I walked alone in the streets of Tokyo and felt like a benign Godzilla. Everywhere I went, people stopped in their tracks and stared at me. I started humming on the song “Big in Japan” by Alphaville as I was a six-foot-five gaijin in a sea of short people.

Harajuku, Tokyo Godzilla passing through Harajuku.

After deciphering the glyphs of the subway map I soon found myself in Shibuya and walked across the famous crossing, the busiest pedestrian walkway in the world. To say that I stood out from the crowd would be the understatement of the year. I am the domino brick, hear me roar.

Safely across the sea of humanity I got up to Starbucks on second floor and got a window seat facing the crossing. I had an espresso while trying to study the map in my worn Lonely Planet, but I couldn’t stop staring at the mesmerizing crossing below. A constant flow of people in an ever-changing pattern.

Shibuya crossing, Tokyo Shibuya crossing.

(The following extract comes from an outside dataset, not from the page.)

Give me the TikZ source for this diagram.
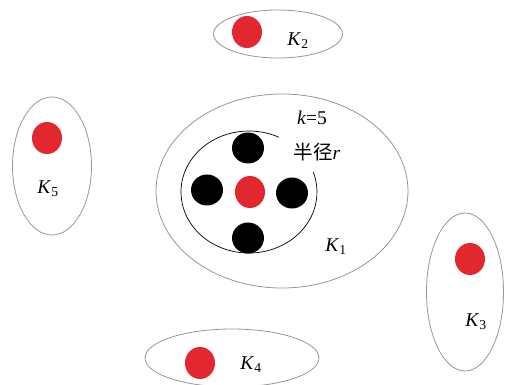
\documentclass[tikz,border=0pt]{standalone}
\usepackage{fontspec}
\setmainfont{Liberation Serif}
\newfontfamily\cjk{Noto Sans CJK SC}
\usetikzlibrary{shapes.geometric}
\definecolor{dotred}{RGB}{226,40,46}
\definecolor{rimgray}{RGB}{150,150,150}
\tikzset{
  cluster/.style={ellipse, draw=rimgray, line width=0.8pt, inner sep=0pt},
  reddot/.style={ellipse, fill=dotred, inner sep=0pt, minimum width=30pt, minimum height=32pt},
  blackdot/.style={ellipse, fill=black, inner sep=0pt, minimum width=32pt, minimum height=31pt},
  lab/.style={inner sep=0pt, font=\fontsize{19.5}{22}\selectfont}
}
\begin{document}
\begin{tikzpicture}[x=1pt,y=-1pt]
\useasboundingbox (0,0) rectangle (509,385);
% clusters
\node[cluster, minimum width=252pt, minimum height=194pt] (k1) at (282,191) {};
\node[cluster, minimum width=129pt, minimum height=48pt] (k2) at (278,34) {};
\node[cluster, minimum width=77pt, minimum height=158pt] (k3) at (465,292) {};
\node[cluster, minimum width=174pt, minimum height=58pt] (k4) at (232,358) {};
\node[cluster, minimum width=79pt, minimum height=138pt] (k5) at (52,166) {};
% radius arc
\coordinate (arcstart) at (278.8,137.2);
\draw[line width=0.7pt] (arcstart) arc[start angle=-64, end angle=-379, x radius=68, y radius=61];
% dots in K1
\node[reddot] (c) at (250,192) {};
\node[blackdot] (n) at (248,148) {};
\node[blackdot] (w) at (207,190) {};
\node[blackdot] (e) at (292,193) {};
\node[blackdot] (s) at (248,238) {};
% other red dots
\node[reddot] (d2) at (247,32) {};
\node[reddot] (d3) at (470,259) {};
\node[reddot] (d4) at (200,363) {};
\node[reddot] (d5) at (47,138) {};
% labels
\node[lab] (tk) at (312,118) {\textit{k}=5};
\node[lab] (tr) at (317,152) {{\cjk 半径}\textit{r}};
\node[lab] (l1) at (336,247) {\textit{K}\textsubscript{1}};
\node[lab] (l2) at (298,41) {\textit{K}\textsubscript{2}};
\node[lab] (l3) at (476,322) {\textit{K}\textsubscript{3}};
\node[lab] (l4) at (251,365) {\textit{K}\textsubscript{4}};
\node[lab] (l5) at (48,189) {\textit{K}\textsubscript{5}};
\end{tikzpicture}
\end{document}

Just a few subway stops to the north, Shinjuku feels like another world. The west side consists of tall skyscrapers, clean but boring. I tried to sneak into some of the cool buildings including the Cocoon, but the security guards unfortunately spotted me from a mile away (surprise). They kindly advised me to talk to the hand.

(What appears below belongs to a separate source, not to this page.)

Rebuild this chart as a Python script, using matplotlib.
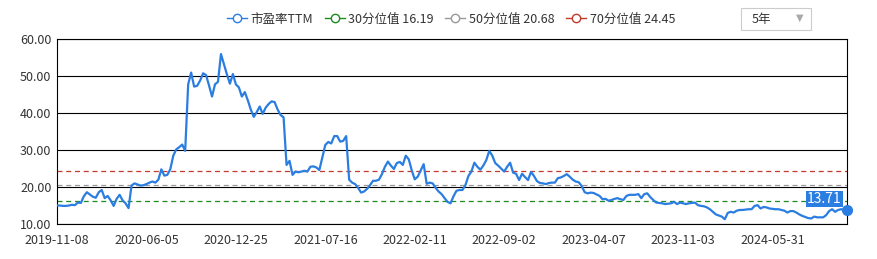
import matplotlib
matplotlib.use("Agg")
import matplotlib.pyplot as plt
from matplotlib.lines import Line2D
from matplotlib.patches import Rectangle

plt.rcParams['font.family'] = ['Noto Sans CJK SC', 'DejaVu Sans']

# weekly PE TTM, starting 2019-11-08
pe_ttm = [
    15.0, 15.0, 14.9, 14.9, 15.0, 15.2, 15.1, 15.8, 15.7, 17.5,
    18.6, 18.0, 17.4, 17.1, 18.6, 19.2, 17.0, 17.6, 16.4, 14.9,
    16.8, 17.9, 16.4, 15.6, 14.3, 20.4, 21.0, 20.7, 20.4, 20.5,
    20.8, 21.2, 21.5, 21.2, 22.0, 24.8, 23.1, 23.3, 24.8, 28.5,
    30.2, 30.8, 31.5, 29.8, 47.8, 51.0, 47.2, 47.4, 48.8, 50.8,
    50.3, 47.5, 44.5, 47.8, 48.5, 56.0, 53.2, 50.5, 48.0, 50.6,
    47.8, 47.0, 44.5, 45.7, 43.5, 41.0, 39.0, 40.3, 41.8, 39.8,
    41.5, 42.5, 43.2, 43.0, 41.0, 39.5, 38.9, 26.0, 27.1, 23.3,
    24.2, 24.0, 24.2, 24.4, 24.2, 25.5, 25.6, 25.3, 24.6, 28.0,
    31.4, 32.2, 31.8, 33.8, 33.8, 32.3, 32.5, 33.8, 22.0, 21.2,
    20.8, 19.8, 18.5, 18.8, 19.5, 20.5, 21.7, 21.7, 22.0, 23.5,
    25.5, 26.9, 25.8, 24.9, 26.5, 26.8, 26.0, 28.5, 27.5, 24.5,
    22.1, 22.8, 24.5, 26.2, 20.9, 21.2, 21.0, 19.8, 18.8, 18.1,
    17.0, 16.0, 15.6, 17.5, 19.0, 19.2, 19.2, 20.5, 23.0, 24.2,
    26.6, 25.5, 24.7, 25.8, 27.3, 29.8, 28.5, 26.5, 25.8, 25.0,
    24.2, 25.5, 26.6, 23.9, 23.6, 21.9, 23.6, 22.7, 21.9, 24.1,
    23.0, 21.6, 21.1, 21.0, 20.8, 21.1, 21.2, 21.2, 22.4, 22.6,
    23.0, 23.5, 22.8, 22.0, 21.5, 21.3, 20.3, 18.6, 18.3, 18.5,
    18.4, 18.0, 17.6, 16.7, 16.8, 16.3, 16.5, 16.8, 17.0, 16.7,
    16.5, 17.6, 17.9, 17.9, 17.9, 18.1, 17.0, 18.1, 18.3, 17.3,
    16.5, 15.8, 15.7, 15.6, 15.4, 15.5, 15.6, 16.0, 15.4, 15.8,
    15.6, 15.4, 15.6, 15.7, 15.8, 15.1, 14.9, 14.8, 14.5, 14.0,
    13.3, 12.6, 12.3, 12.0, 11.3, 13.0, 13.3, 13.1, 13.6, 13.8,
    13.8, 13.9, 14.0, 14.0, 14.9, 15.1, 14.2, 14.6, 14.5, 14.2,
    14.1, 14.0, 14.0, 13.8, 13.6, 13.1, 13.5, 13.5, 13.1, 12.6,
    12.2, 11.9, 11.6, 11.5, 12.0, 11.8, 11.8, 11.8, 12.4, 13.5,
    14.0, 13.3, 13.8, 14.0, 13.8, 13.71,
]
# one label every 30 points
date_labels = ["2019-11-08", "2020-06-05", "2020-12-25", "2021-07-16", "2022-02-11",
               "2022-09-02", "2023-04-07", "2023-11-03", "2024-05-31"]

pct_names = ["30分位值", "50分位值", "70分位值"]
pct_values = [16.19, 20.68, 24.45]
pct_colors = ["#1f8a1f", "#999999", "#c23a2b"]
line_color = "#2a7de1"

fig = plt.figure(figsize=(8.77, 2.59), dpi=100)
ax = fig.add_axes([57 / 877, 35 / 259, 790 / 877, 184.7 / 259])

x = range(len(pe_ttm))
for v, c in zip(pct_values, pct_colors):
    ax.axhline(v, color=c, lw=0.9, ls=(0, (4, 3)), zorder=2)
ax.plot(x, pe_ttm, color=line_color, lw=1.6, zorder=3)
ax.plot(len(pe_ttm) - 1, pe_ttm[-1], "o", color=line_color, ms=7, zorder=4, clip_on=False)
ax.annotate(f"{pe_ttm[-1]:.2f}", xy=(len(pe_ttm) - 1, pe_ttm[-1]), xytext=(-4, 3),
            textcoords="offset points", ha="right", va="bottom", color="white", fontsize=10,
            bbox=dict(boxstyle="square,pad=0.08", fc=line_color, ec="none"), zorder=5)

ax.set_xlim(0, len(pe_ttm) - 1)
ax.set_ylim(10, 60)
ax.set_yticks(range(10, 61, 10))
ax.set_yticklabels([f"{v:.2f}" for v in range(10, 61, 10)])
ax.set_xticks(range(0, 30 * len(date_labels), 30))
ax.set_xticklabels(date_labels)
ax.tick_params(length=0, labelsize=9, colors="#333333", pad=4)
ax.tick_params(axis="x", pad=7)
ax.grid(axis="y", color="black", lw=0.8, zorder=1)
for s in ax.spines.values():
    s.set_color("black")
    s.set_linewidth(0.8)

handles = [Line2D([], [], color=line_color, marker="o", mfc="white", ms=6, lw=1)]
labels = ["市盈率TTM"]
for n, v, c in zip(pct_names, pct_values, pct_colors):
    handles.append(Line2D([], [], color=c, marker="o", mfc="white", ms=6, lw=1))
    labels.append(f"{n} {v}")
fig.legend(handles, labels, loc="center", bbox_to_anchor=(451 / 877, 1 - 19 / 259), ncol=4,
           frameon=False, fontsize=9, handlelength=1.6, handletextpad=0.3, columnspacing=0.9,
           labelcolor="#333333")

# period selector box
fig.patches.append(Rectangle((741 / 877, 1 - 30 / 259), 70 / 877, 22 / 259, transform=fig.transFigure,
                             fc="white", ec="#cccccc", lw=0.8))
fig.text(752 / 877, 1 - 19 / 259, "5年", fontsize=9, va="center", color="#333333")
fig.text(800 / 877, 1 - 18 / 259, "▼", fontsize=7, va="center", ha="center", color="#aaaaaa",
         family="DejaVu Sans")

fig.savefig("out.png", dpi=100)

I soon grew bored at seeing the immaculate palms of security, so after an extremely black Brazilian coffee at Pronto I decided to explore the eastern part of Shinjuku as the sun set. This is a completely different story from the west side since it is Tokyo’s liveliest night spot and the location of the notorious district Kabukicho.

The busy entertainment district of Kabukicho is an assault on the senses. I walked along the neon-drenched street of Yasukuni-dori Ave, where Bill Murray’s character arrived by taxi in the first scenes of Lost in Translation.

Pachinko hall in eastern Shinjuku, Tokyo Passing through a noisy Pachinko hall in eastern Shinjuku.

Dodgy places are found in every nook and cranny. I passed through noisy Pachinko halls and dodged into a Manga Kissa, where people rent booths to read manga, browse the internet and occasionally take a nap.

The seedy underbelly of Kabukicho includes the Golden Gai area, which consists of a few small alleys and I quickly discovered that there are lots of places that don’t want foreigners to enter their crammed spaces.

Tokyo subway map Tokyo subway map. Clear as mud.

I tried to immerse myself in their culture, but it felt very clear that I don’t belong there. Everyone was very polite and “irrashaimasse” is hanging in the air as soon as they see me on the horizon, but as a gaijin one is forever doomed to be left outside their secrets. Especially if you’re tall enough to bust your head into their delicate ceiling ornaments.